R-star : une histoire macroéconomique à long terme écrite dans les étoiles ? graphique 2
Les niveaux implicites suggérés par les marchés financiers et les récentes estimations économétriques, pour leur part, laissent plus fermement entendre un taux d’intérêt d’équilibre plus élevé (graphique 5). Les récentes estimations économétriques du R-star aux États-Unis oscillent autour de 1,5 %. En revanche, dans la zone euro, ce chiffre est plus susceptible d’être autour de 0,5 % si l’on respecte l’écart prépandémie avec les États-Unis. La prudence et l’humilité restent essentielles lors de l’estimation du R-star, mais il semble que l’environnement de taux d’intérêt extrêmement bas des années 2010 soit peu susceptible de revenir bientôt, du moins pas structurellement.
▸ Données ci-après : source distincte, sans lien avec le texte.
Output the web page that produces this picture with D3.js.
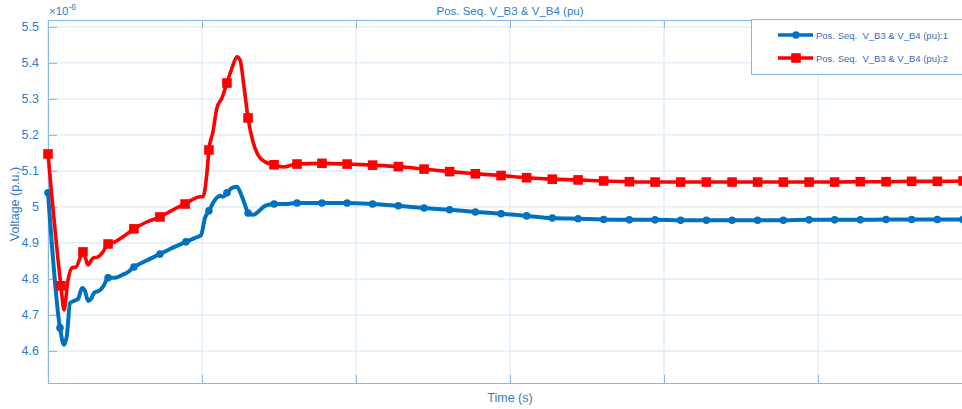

Ce scénario n’est pas écrit dans les étoiles, mais les décideurs politiques seront ravis s’il se réalise. Cela signifierait que la politique monétaire serait moins susceptible d’atteindre la borne inférieure (zéro) pendant les récessions économiques, réduisant ainsi le besoin de mesures d’assouplissement quantitatif étendues. Les plaintes concernant des taux d’intérêt « artificiellement » bas diminueraient également. Et si, contrairement aux attentes actuelles, l’environnement de taux ultra-bas devait revenir, vous pourrez expliquer que le taux d’intérêt « naturel » reflète des forces structurelles, largement hors du contrôle des banques centrales.